Apesar dos avanços no cuidado com quem já tem HIV, o número de novas infecções segue alto. Para especialistas, esse cenário mostra que as estratégias de prevenção precisam ser ampliadas e adaptadas às necessidades reais da população.
Atualmente, o principal método de profilaxia é a PrEP oral — um comprimido tomado todos os dias por pessoas que não têm o vírus, mas se sentem em risco. É um recurso eficaz, mas que esbarra em dificuldades de adesão.

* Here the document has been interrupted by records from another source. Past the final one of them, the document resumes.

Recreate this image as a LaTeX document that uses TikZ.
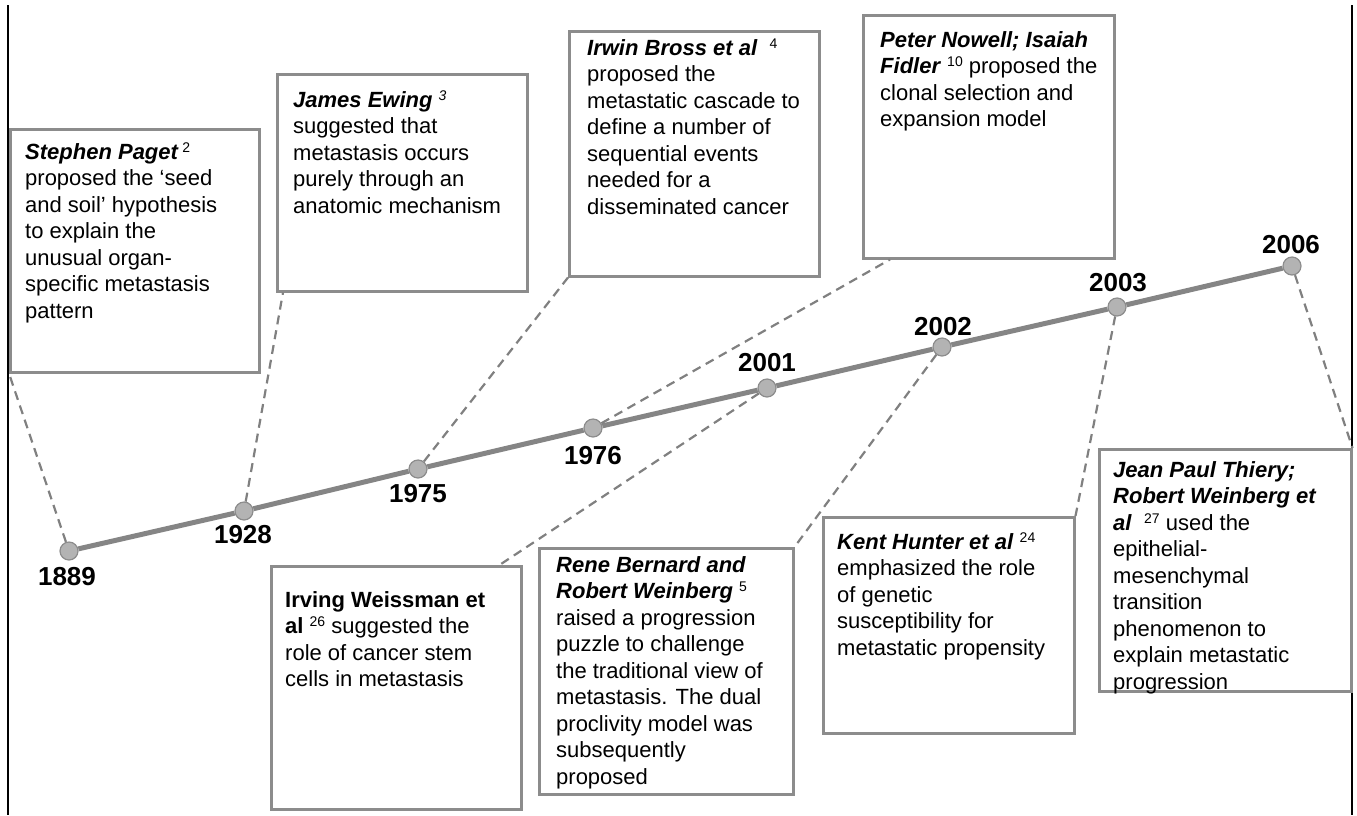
\documentclass[tikz,border=0pt]{standalone}
\usepackage{fontspec}
\setmainfont{Liberation Sans}
\usetikzlibrary{calc}
\definecolor{boxgray}{HTML}{8C8C8C}
\definecolor{linegray}{HTML}{858585}
\definecolor{dotfill}{HTML}{B3B3B3}
\definecolor{dotdraw}{HTML}{8C8C8C}
\definecolor{dashgray}{HTML}{808080}
\newcommand\refnum[1]{\raisebox{7pt}{\fontsize{14pt}{14pt}\selectfont #1}}
\newcommand\fs{\rule{0pt}{18pt}}
\tikzset{
  box/.style={draw=boxgray, line width=2.5pt, anchor=north west, inner sep=0, fill=none},
  txt/.style={anchor=north west, inner sep=0, align=left, font=\fontsize{22pt}{26.5pt}\selectfont},
  dot/.style={circle, fill=dotfill, draw=dotdraw, line width=1.2pt, minimum size=18pt, inner sep=0},
  year/.style={inner sep=0, font=\fontsize{26pt}{28pt}\selectfont\bfseries},
  timeline/.style={draw=linegray, line width=5pt},
  link/.style={draw=dashgray, line width=2.2pt, dash pattern=on 9pt off 6pt},
  edge/.style={draw=black, line width=1.6pt}
}
\begin{document}
\begin{tikzpicture}[x=1pt,y=-1pt]
\useasboundingbox (0,0) rectangle (1357,815);
\coordinate (lt) at (8,5);
\coordinate (lb) at (8,815);
\coordinate (rt) at (1352,5);
\coordinate (rb) at (1352,815);
\draw[edge] (lt) -- (lb);
\draw[edge] (rt) -- (rb);

% boxes
\node[box, minimum width=249pt, minimum height=243pt] (paget) at (9,128) {};
\node[box, minimum width=250pt, minimum height=217pt] (ewing) at (276,73) {};
\node[box, minimum width=250pt, minimum height=245pt] (bross) at (568,30) {};
\node[box, minimum width=251pt, minimum height=243pt] (nowell) at (862,14) {};
\node[box, minimum width=250pt, minimum height=243pt] (weissman) at (270,565) {};
\node[box, minimum width=254pt, minimum height=246pt] (bernard) at (538,547) {};
\node[box, minimum width=251pt, minimum height=216pt] (hunter) at (822,516) {};
\node[box, minimum width=252pt, minimum height=242pt] (thiery) at (1098,448) {};

% texts
\node[txt] (tpaget) at (25,141) {\fs\textbf{\textit{Stephen Paget}}\,\refnum{2}\\
proposed the ‘seed\\ and soil’ hypothesis\\ to explain the\\ unusual organ-\\ specific metastasis\\ pattern};
\node[txt] (tewing) at (293,89) {\fs\textbf{\textit{James Ewing}} \refnum{\textit{3}}\\
suggested that\\ metastasis occurs\\ purely through an\\ anatomic mechanism};
\node[txt] (tbross) at (587,37) {\fs\textbf{\textit{Irwin Bross et al}}\ \ \refnum{4}\\
proposed the\\ metastatic cascade to\\ define a number of\\ sequential events\\ needed for a\\ disseminated cancer};
\node[txt] (tnowell) at (880,29) {\fs\textbf{\textit{Peter Nowell; Isaiah}}\\
\textbf{\textit{Fidler}} \refnum{10} proposed the\\ clonal selection and\\ expansion model};
\node[txt] (tweissman) at (285,589) {\fs\textbf{Irving Weissman et}\\
\textbf{al} \refnum{26} suggested the\\ role of cancer stem\\ cells in metastasis};
\node[txt] (tbernard) at (556,554) {\fs\textbf{\textit{Rene Bernard and}}\\
\textbf{\textit{Robert Weinberg}} \refnum{5}\\ raised a progression\\ puzzle to challenge\\ the traditional view of\\ metastasis. The dual\\ proclivity model was\\ subsequently\\ proposed};
\node[txt] (thunter) at (837,531) {\fs\textbf{\textit{Kent Hunter et al}} \refnum{24}\\
emphasized the role\\ of genetic\\ susceptibility for\\ metastatic propensity};
\node[txt] (tthiery) at (1113,459) {\fs\textbf{\textit{Jean Paul Thiery;}}\\
\textbf{\textit{Robert Weinberg et}}\\ \textbf{\textit{al}}\ \ \refnum{27} used the\\ epithelial-\\ mesenchymal\\ transition\\ phenomenon to\\ explain metastatic\\ progression};

% timeline dots
\node[dot] (c1889) at (69,551) {};
\node[dot] (c1928) at (244,511) {};
\node[dot] (c1975) at (418,469) {};
\node[dot] (c1976) at (593,428) {};
\node[dot] (c2001) at (767,388) {};
\node[dot] (c2002) at (942,347) {};
\node[dot] (c2003) at (1117,307) {};
\node[dot] (c2006) at (1292,266) {};
\draw[timeline] (c1889) -- (c1928) -- (c1975) -- (c1976) -- (c2001) -- (c2002) -- (c2003) -- (c2006);

% year labels
\node[year] (l1889) at (67,577) {1889};
\node[year] (l1928) at (243,535) {1928};
\node[year] (l1975) at (418,494) {1975};
\node[year] (l1976) at (593,456) {1976};
\node[year] (l2001) at (767,363) {2001};
\node[year] (l2002) at (943,327) {2002};
\node[year] (l2003) at (1118,283) {2003};
\node[year] (l2006) at (1291,245) {2006};

% dashed connectors
\draw[link] (c1889) -- (paget.south west);
\draw[link] (c1928) -- ([xshift=7pt]ewing.south west);
\draw[link] (c1975) -- (bross.south west);
\draw[link] (c1976) -- ([xshift=28pt]nowell.south west);
\draw[link] (c2001) -- ([xshift=-23pt]weissman.north east);
\draw[link] (c2002) -- (bernard.north east);
\draw[link] (c2003) -- (hunter.north east);
\draw[link] (c2006) -- (thiery.north east);
\end{tikzpicture}
\end{document}
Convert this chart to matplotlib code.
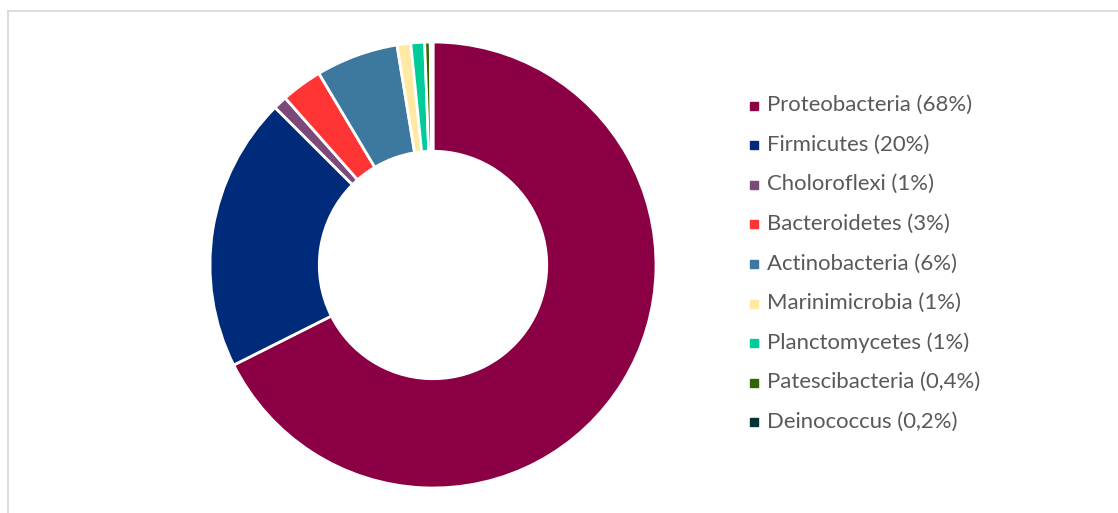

“Parece simples tomar um remédio diariamente, mas a maioria das pessoas esquece. Isso acontece com qualquer tratamento contínuo”, diz o infectologista Roberto Zajdenverg.
Além disso, a PrEP oral sob demanda, usada por homens que fazem sexo com homens, não é indicada para mulheres, pois os estudos não confirmam proteção adequada. “É por isso que precisamos de mais opções. Prevenção não é uma solução única”, afirma Roberta Corrêa, diretora da Unidade de HIV da GSK/ViiV Healthcare.
Mais acesso, mais liberdade
Hoje, cerca de 700 mil brasileiros estão em tratamento para o HIV. “Conviver com o HIV transforma a forma como nos relacionamos, vivemos nossa sexualidade e fazemos escolhas. Por isso, ele não deveria mais estar aqui”, ressalta Roberta.
Zajdenverg reforça que o caminho para isso é a prevenção combinada, que envolve diferentes estratégias funcionando juntas, como o uso de preservativos, PrEP, PEP (profilaxia pós-exposição), testagem regular e tratamento que mantém a carga viral indetectável.
“Não é sobre eliminar completamente o vírus, mas reduzir tanto a transmissão que ele deixe de ser um problema de saúde pública”, finaliza.